Figure scripts:
=-=-=-=-=
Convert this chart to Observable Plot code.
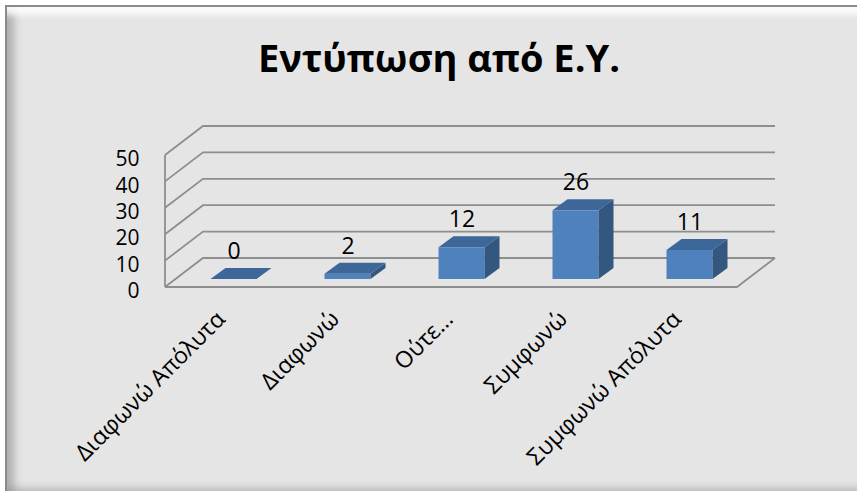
<!DOCTYPE html>
<html>
<head>
<meta charset="utf-8">
<script src="https://cdn.jsdelivr.net/npm/d3@7"></script>
<script src="https://cdn.jsdelivr.net/npm/@observablehq/plot@0.6"></script>
<style>
  html, body { margin: 0; padding: 0; background: #ffffff; }
  #wrap { position: relative; width: 857px; height: 491px; overflow: hidden; font-family: "Open Sans", sans-serif; }
  #frame {
    position: absolute; left: 5px; top: 5px; width: 860px; height: 484px;
    background: #e5e5e5;
    border-left: 2px solid #8a8a8a; border-top: 2px solid #8a8a8a;
    box-shadow: inset 0 14px 6px -6px rgba(255,255,255,0.85),
                inset 13px 0 8px -6px rgba(130,130,130,0.55),
                inset 0 -8px 6px -4px rgba(150,150,150,0.45);
  }
  #title {
    position: absolute; left: 0; top: 38px; width: 878px; text-align: center;
    font-weight: bold; font-size: 38px; line-height: 38px; color: #000;
  }
  #chart { position: absolute; left: 0; top: 95px; }
</style>
</head>
<body>
<div id="wrap">
  <div id="frame"></div>
  <div id="title">Εντύπωση από Ε.Υ.</div>
  <div id="chart"></div>
</div>
<script>
const titleText = "Εντύπωση από Ε.Υ.";
const categories = ["Διαφωνώ Απόλυτα", "Διαφωνώ", "Ούτε…", "Συμφωνώ", "Συμφωνώ Απόλυτα"];
const values = [0, 2, 12, 26, 11];
const yTicks = [0, 10, 20, 30, 40, 50];

const data = categories.map((c, i) => ({cat: c, value: values[i]}));

// 3D look (pixel offsets)
const wallDx = 38, wallDy = -29;       // depth of floor / side wall
const barOx = 10.5, barOy = -8;        // bar front face shift into the floor
const barDx = 15, barDy = -11;         // bar depth
const barInset = 34;
const gridColor = "#8e8e8e";
const frontColor = "#4f81bd", topColor = "#3c6798", sideColor = "#33577f";

function walls(index, scales, values_, dim) {
  const {x, y} = scales;
  const x0 = dim.marginLeft, x1 = dim.width - dim.marginRight;
  const g = d3.create("svg:g").attr("fill", "none").attr("stroke", gridColor).attr("stroke-width", 1.8);
  for (const t of yTicks) {
    const yy = y(t);
    g.append("path").attr("d", `M${x0},${yy}L${x0 + wallDx},${yy + wallDy}L${x1 + wallDx},${yy + wallDy}`);
  }
  g.append("path").attr("d", `M${x0},${y(0)}V${y(yTicks[yTicks.length - 1])}`);
  g.append("path").attr("d", `M${x0},${y(0)}H${x1}l${wallDx},${wallDy}`);
  return g.node();
}

function barSides(index, scales) {
  const {x, y} = scales;
  const bw = x.bandwidth ? x.bandwidth() : 0;
  const g = d3.create("svg:g");
  data.forEach(d => {
    const l = x(d.cat) + barInset + barOx;
    const r = x(d.cat) + bw - barInset + barOx;
    const b = y(0) + barOy, t = y(d.value) + barOy;
    g.append("path").attr("fill", sideColor)
      .attr("d", `M${r},${b}L${r},${t}l${barDx},${barDy}L${r + barDx},${b + barDy}Z`);
    g.append("path").attr("fill", topColor)
      .attr("d", `M${l},${t}L${r},${t}l${barDx},${barDy}L${l + barDx},${t + barDy}Z`);
  });
  return g.node();
}

const plot = Plot.plot({
  width: 857,
  height: 396,
  marginTop: 60,
  marginLeft: 165,
  marginRight: 120,
  marginBottom: 204,
  x: {domain: categories, padding: 0, axis: null},
  y: {domain: [0, 50], axis: null},
  style: {background: "transparent", fontFamily: "Open Sans, sans-serif", overflow: "visible"},
  marks: [
    walls,
    Plot.barY(data, {x: "cat", y: "value", fill: frontColor, insetLeft: barInset, insetRight: barInset, dx: barOx, dy: barOy}),
    barSides,
    Plot.text(data, {x: "cat", y: "value", text: d => String(d.value), dx: barOx, dy: barOy + barDy - 17, fontSize: 23, fill: "#000"}),
    Plot.text(yTicks, {y: d => d, text: d => String(d), frameAnchor: "left", dx: -26, dy: 4, textAnchor: "end", fontSize: 21, fill: "#000"}),
    Plot.text(categories, {x: d => d, text: d => d, frameAnchor: "bottom", dx: 3, dy: 33, rotate: -45, textAnchor: "end", fontSize: 23, fill: "#000"})
  ]
});
document.getElementById("chart").appendChild(plot);
</script>
</body>
</html>
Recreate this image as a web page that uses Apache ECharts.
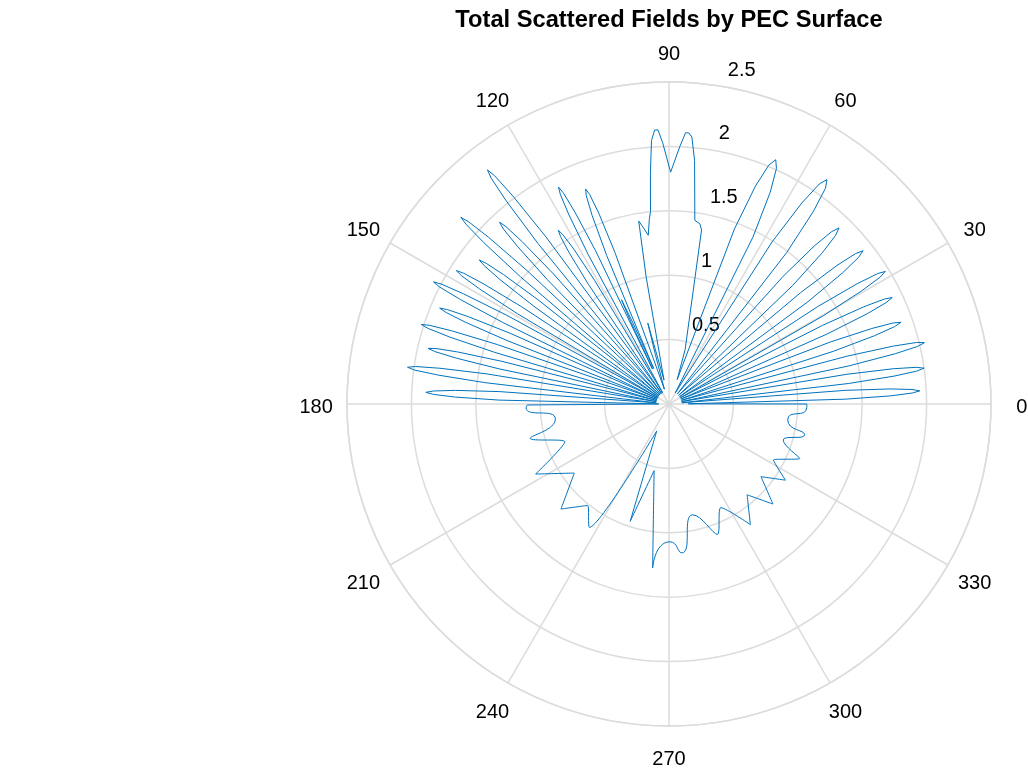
=-=-=-=-=
**EXERCISE DETAILS:** Transcribe the entries above verbatim, omitting their pictures.

**COMPLETE ANSWER:**
Convert this chart to Observable Plot code.
<!DOCTYPE html>
<html>
<head>
<meta charset="utf-8">
<script src="https://cdn.jsdelivr.net/npm/d3@7"></script>
<script src="https://cdn.jsdelivr.net/npm/@observablehq/plot@0.6"></script>
<style>
  html, body { margin: 0; padding: 0; background: #ffffff; }
  #wrap { position: relative; width: 857px; height: 491px; overflow: hidden; font-family: "Open Sans", sans-serif; }
  #frame {
    position: absolute; left: 5px; top: 5px; width: 860px; height: 484px;
    background: #e5e5e5;
    border-left: 2px solid #8a8a8a; border-top: 2px solid #8a8a8a;
    box-shadow: inset 0 14px 6px -6px rgba(255,255,255,0.85),
                inset 13px 0 8px -6px rgba(130,130,130,0.55),
                inset 0 -8px 6px -4px rgba(150,150,150,0.45);
  }
  #title {
    position: absolute; left: 0; top: 38px; width: 878px; text-align: center;
    font-weight: bold; font-size: 38px; line-height: 38px; color: #000;
  }
  #chart { position: absolute; left: 0; top: 95px; }
</style>
</head>
<body>
<div id="wrap">
  <div id="frame"></div>
  <div id="title">Εντύπωση από Ε.Υ.</div>
  <div id="chart"></div>
</div>
<script>
const titleText = "Εντύπωση από Ε.Υ.";
const categories = ["Διαφωνώ Απόλυτα", "Διαφωνώ", "Ούτε…", "Συμφωνώ", "Συμφωνώ Απόλυτα"];
const values = [0, 2, 12, 26, 11];
const yTicks = [0, 10, 20, 30, 40, 50];

const data = categories.map((c, i) => ({cat: c, value: values[i]}));

// 3D look (pixel offsets)
const wallDx = 38, wallDy = -29;       // depth of floor / side wall
const barOx = 10.5, barOy = -8;        // bar front face shift into the floor
const barDx = 15, barDy = -11;         // bar depth
const barInset = 34;
const gridColor = "#8e8e8e";
const frontColor = "#4f81bd", topColor = "#3c6798", sideColor = "#33577f";

function walls(index, scales, values_, dim) {
  const {x, y} = scales;
  const x0 = dim.marginLeft, x1 = dim.width - dim.marginRight;
  const g = d3.create("svg:g").attr("fill", "none").attr("stroke", gridColor).attr("stroke-width", 1.8);
  for (const t of yTicks) {
    const yy = y(t);
    g.append("path").attr("d", `M${x0},${yy}L${x0 + wallDx},${yy + wallDy}L${x1 + wallDx},${yy + wallDy}`);
  }
  g.append("path").attr("d", `M${x0},${y(0)}V${y(yTicks[yTicks.length - 1])}`);
  g.append("path").attr("d", `M${x0},${y(0)}H${x1}l${wallDx},${wallDy}`);
  return g.node();
}

function barSides(index, scales) {
  const {x, y} = scales;
  const bw = x.bandwidth ? x.bandwidth() : 0;
  const g = d3.create("svg:g");
  data.forEach(d => {
    const l = x(d.cat) + barInset + barOx;
    const r = x(d.cat) + bw - barInset + barOx;
    const b = y(0) + barOy, t = y(d.value) + barOy;
    g.append("path").attr("fill", sideColor)
      .attr("d", `M${r},${b}L${r},${t}l${barDx},${barDy}L${r + barDx},${b + barDy}Z`);
    g.append("path").attr("fill", topColor)
      .attr("d", `M${l},${t}L${r},${t}l${barDx},${barDy}L${l + barDx},${t + barDy}Z`);
  });
  return g.node();
}

const plot = Plot.plot({
  width: 857,
  height: 396,
  marginTop: 60,
  marginLeft: 165,
  marginRight: 120,
  marginBottom: 204,
  x: {domain: categories, padding: 0, axis: null},
  y: {domain: [0, 50], axis: null},
  style: {background: "transparent", fontFamily: "Open Sans, sans-serif", overflow: "visible"},
  marks: [
    walls,
    Plot.barY(data, {x: "cat", y: "value", fill: frontColor, insetLeft: barInset, insetRight: barInset, dx: barOx, dy: barOy}),
    barSides,
    Plot.text(data, {x: "cat", y: "value", text: d => String(d.value), dx: barOx, dy: barOy + barDy - 17, fontSize: 23, fill: "#000"}),
    Plot.text(yTicks, {y: d => d, text: d => String(d), frameAnchor: "left", dx: -26, dy: 4, textAnchor: "end", fontSize: 21, fill: "#000"}),
    Plot.text(categories, {x: d => d, text: d => d, frameAnchor: "bottom", dx: 3, dy: 33, rotate: -45, textAnchor: "end", fontSize: 23, fill: "#000"})
  ]
});
document.getElementById("chart").appendChild(plot);
</script>
</body>
</html>
Recreate this image as a web page that uses Apache ECharts.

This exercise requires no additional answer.